* Aim of the exercise:
Set down the full listing exactly as given. Any pictures are to be left out.

* Dataset content:

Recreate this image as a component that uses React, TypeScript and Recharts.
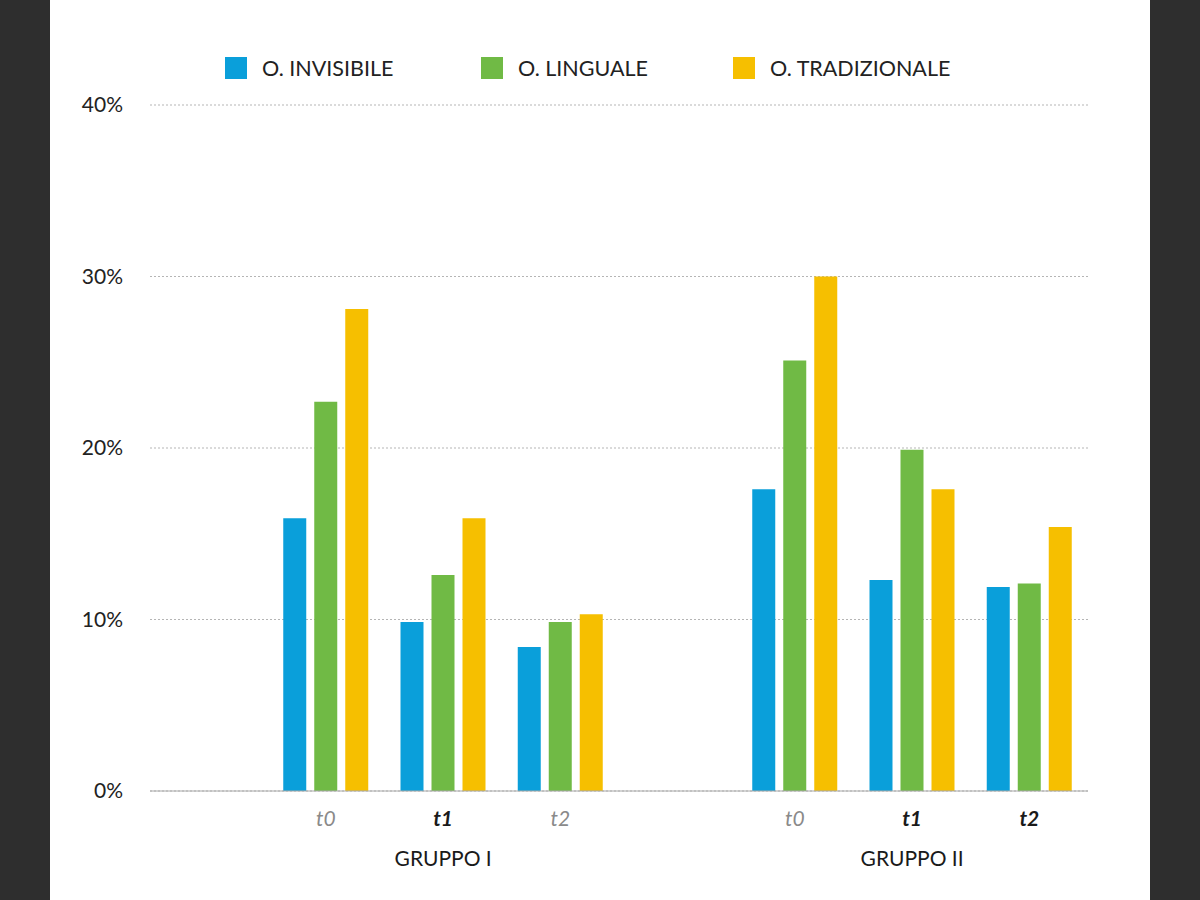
import React from "react";
import { BarChart, Bar, XAxis, YAxis, CartesianGrid, Legend } from "recharts";

const categories = ["", "t0", "t1", "t2", "", "t0", "t1", "t2"];
const groupLabels = ["", "", "GRUPPO I", "", "", "", "GRUPPO II", ""];
const invisibile = [null, 15.9, 9.85, 8.4, null, 17.6, 12.3, 11.9];
const linguale = [null, 22.7, 12.6, 9.85, null, 25.1, 19.9, 12.1];
const tradizionale = [null, 28.1, 15.9, 10.3, null, 30.0, 17.6, 15.4];
const yTicks = [0, 10, 20, 30, 40];

const seriesNames = ["O. INVISIBILE", "O. LINGUALE", "O. TRADIZIONALE"];
const colors = ["#0a9fda", "#70ba45", "#f6bf00"];
const emphasized = [false, false, true, false, false, false, true, true];

const data = categories.map((c, i) => ({
  cat: c,
  group: groupLabels[i],
  inv: invisibile[i],
  lin: linguale[i],
  tra: tradizionale[i],
}));

const FONT = "Lato, 'Open Sans', sans-serif";

const XTick = (props: any) => {
  const { x, y, index } = props;
  const d = data[index];
  if (!d) return null;
  const em = emphasized[index];
  return (
    <g>
      <text
        x={x}
        y={y + 27}
        textAnchor="middle"
        fontFamily={FONT}
        fontSize={21}
        fontStyle="italic"
        fontWeight={em ? 700 : 400}
        fill={em ? "#1a1a1a" : "#8a8a8a"}
      >
        {d.cat}
      </text>
      {d.group ? (
        <text
          x={x}
          y={y + 67}
          textAnchor="middle"
          fontFamily={FONT}
          fontSize={21}
          fill="#1a1a1a"
        >
          {d.group}
        </text>
      ) : null}
    </g>
  );
};

const YTick = (props: any) => {
  const { y, payload } = props;
  return (
    <text
      x={73}
      y={y + 7}
      textAnchor="end"
      fontFamily={FONT}
      fontSize={21}
      fill="#222"
    >
      {payload.value + "%"}
    </text>
  );
};

const LegendContent = () => (
  <div style={{ position: "relative", height: 30, fontFamily: FONT }}>
    {seriesNames.map((n, i) => (
      <div
        key={n}
        style={{
          position: "absolute",
          left: [175, 431, 683][i],
          top: 0,
          display: "flex",
          alignItems: "center",
        }}
      >
        <div style={{ width: 22, height: 22, background: colors[i] }} />
        <span style={{ marginLeft: 15, fontSize: 21.5, color: "#222", lineHeight: "22px" }}>{n}</span>
      </div>
    ))}
  </div>
);

export default function App() {
  return (
    <div
      style={{
        position: "absolute",
        left: 0,
        top: 0,
        width: 1200,
        height: 900,
        background: "#2e2e2e",
      }}
    >
      <div style={{ position: "absolute", left: 50, top: 0, width: 1100, height: 900, background: "#fff" }}>
        <BarChart
          width={1100}
          height={900}
          data={data}
          margin={{ top: 75, right: 62, left: 0, bottom: 69 }}
          barSize={23}
          barGap={8}
        >
          <CartesianGrid vertical={false} stroke="#b5b5b5" strokeDasharray="2 2" />
          <XAxis
            dataKey="cat"
            height={40}
            tickLine={false}
            axisLine={{ stroke: "#a8a8a8" }}
            tick={<XTick />}
            interval={0}
          />
          <YAxis
            width={100}
            domain={[0, 40]}
            ticks={yTicks}
            axisLine={false}
            tickLine={false}
            tick={<YTick />}
          />
          <Legend
            verticalAlign="top"
            align="left"
            content={<LegendContent />}
            wrapperStyle={{ top: 57, left: 0, width: 1100 }}
          />
          <Bar dataKey="inv" name={seriesNames[0]} fill={colors[0]} isAnimationActive={false} />
          <Bar dataKey="lin" name={seriesNames[1]} fill={colors[1]} isAnimationActive={false} />
          <Bar dataKey="tra" name={seriesNames[2]} fill={colors[2]} isAnimationActive={false} />
        </BarChart>
      </div>
    </div>
  );
}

* Written response:
Recreate this image as a component that uses React, TypeScript and Recharts.
import React from "react";
import { BarChart, Bar, XAxis, YAxis, CartesianGrid, Legend } from "recharts";

const categories = ["", "t0", "t1", "t2", "", "t0", "t1", "t2"];
const groupLabels = ["", "", "GRUPPO I", "", "", "", "GRUPPO II", ""];
const invisibile = [null, 15.9, 9.85, 8.4, null, 17.6, 12.3, 11.9];
const linguale = [null, 22.7, 12.6, 9.85, null, 25.1, 19.9, 12.1];
const tradizionale = [null, 28.1, 15.9, 10.3, null, 30.0, 17.6, 15.4];
const yTicks = [0, 10, 20, 30, 40];

const seriesNames = ["O. INVISIBILE", "O. LINGUALE", "O. TRADIZIONALE"];
const colors = ["#0a9fda", "#70ba45", "#f6bf00"];
const emphasized = [false, false, true, false, false, false, true, true];

const data = categories.map((c, i) => ({
  cat: c,
  group: groupLabels[i],
  inv: invisibile[i],
  lin: linguale[i],
  tra: tradizionale[i],
}));

const FONT = "Lato, 'Open Sans', sans-serif";

const XTick = (props: any) => {
  const { x, y, index } = props;
  const d = data[index];
  if (!d) return null;
  const em = emphasized[index];
  return (
    <g>
      <text
        x={x}
        y={y + 27}
        textAnchor="middle"
        fontFamily={FONT}
        fontSize={21}
        fontStyle="italic"
        fontWeight={em ? 700 : 400}
        fill={em ? "#1a1a1a" : "#8a8a8a"}
      >
        {d.cat}
      </text>
      {d.group ? (
        <text
          x={x}
          y={y + 67}
          textAnchor="middle"
          fontFamily={FONT}
          fontSize={21}
          fill="#1a1a1a"
        >
          {d.group}
        </text>
      ) : null}
    </g>
  );
};

const YTick = (props: any) => {
  const { y, payload } = props;
  return (
    <text
      x={73}
      y={y + 7}
      textAnchor="end"
      fontFamily={FONT}
      fontSize={21}
      fill="#222"
    >
      {payload.value + "%"}
    </text>
  );
};

const LegendContent = () => (
  <div style={{ position: "relative", height: 30, fontFamily: FONT }}>
    {seriesNames.map((n, i) => (
      <div
        key={n}
        style={{
          position: "absolute",
          left: [175, 431, 683][i],
          top: 0,
          display: "flex",
          alignItems: "center",
        }}
      >
        <div style={{ width: 22, height: 22, background: colors[i] }} />
        <span style={{ marginLeft: 15, fontSize: 21.5, color: "#222", lineHeight: "22px" }}>{n}</span>
      </div>
    ))}
  </div>
);

export default function App() {
  return (
    <div
      style={{
        position: "absolute",
        left: 0,
        top: 0,
        width: 1200,
        height: 900,
        background: "#2e2e2e",
      }}
    >
      <div style={{ position: "absolute", left: 50, top: 0, width: 1100, height: 900, background: "#fff" }}>
        <BarChart
          width={1100}
          height={900}
          data={data}
          margin={{ top: 75, right: 62, left: 0, bottom: 69 }}
          barSize={23}
          barGap={8}
        >
          <CartesianGrid vertical={false} stroke="#b5b5b5" strokeDasharray="2 2" />
          <XAxis
            dataKey="cat"
            height={40}
            tickLine={false}
            axisLine={{ stroke: "#a8a8a8" }}
            tick={<XTick />}
            interval={0}
          />
          <YAxis
            width={100}
            domain={[0, 40]}
            ticks={yTicks}
            axisLine={false}
            tickLine={false}
            tick={<YTick />}
          />
          <Legend
            verticalAlign="top"
            align="left"
            content={<LegendContent />}
            wrapperStyle={{ top: 57, left: 0, width: 1100 }}
          />
          <Bar dataKey="inv" name={seriesNames[0]} fill={colors[0]} isAnimationActive={false} />
          <Bar dataKey="lin" name={seriesNames[1]} fill={colors[1]} isAnimationActive={false} />
          <Bar dataKey="tra" name={seriesNames[2]} fill={colors[2]} isAnimationActive={false} />
        </BarChart>
      </div>
    </div>
  );
}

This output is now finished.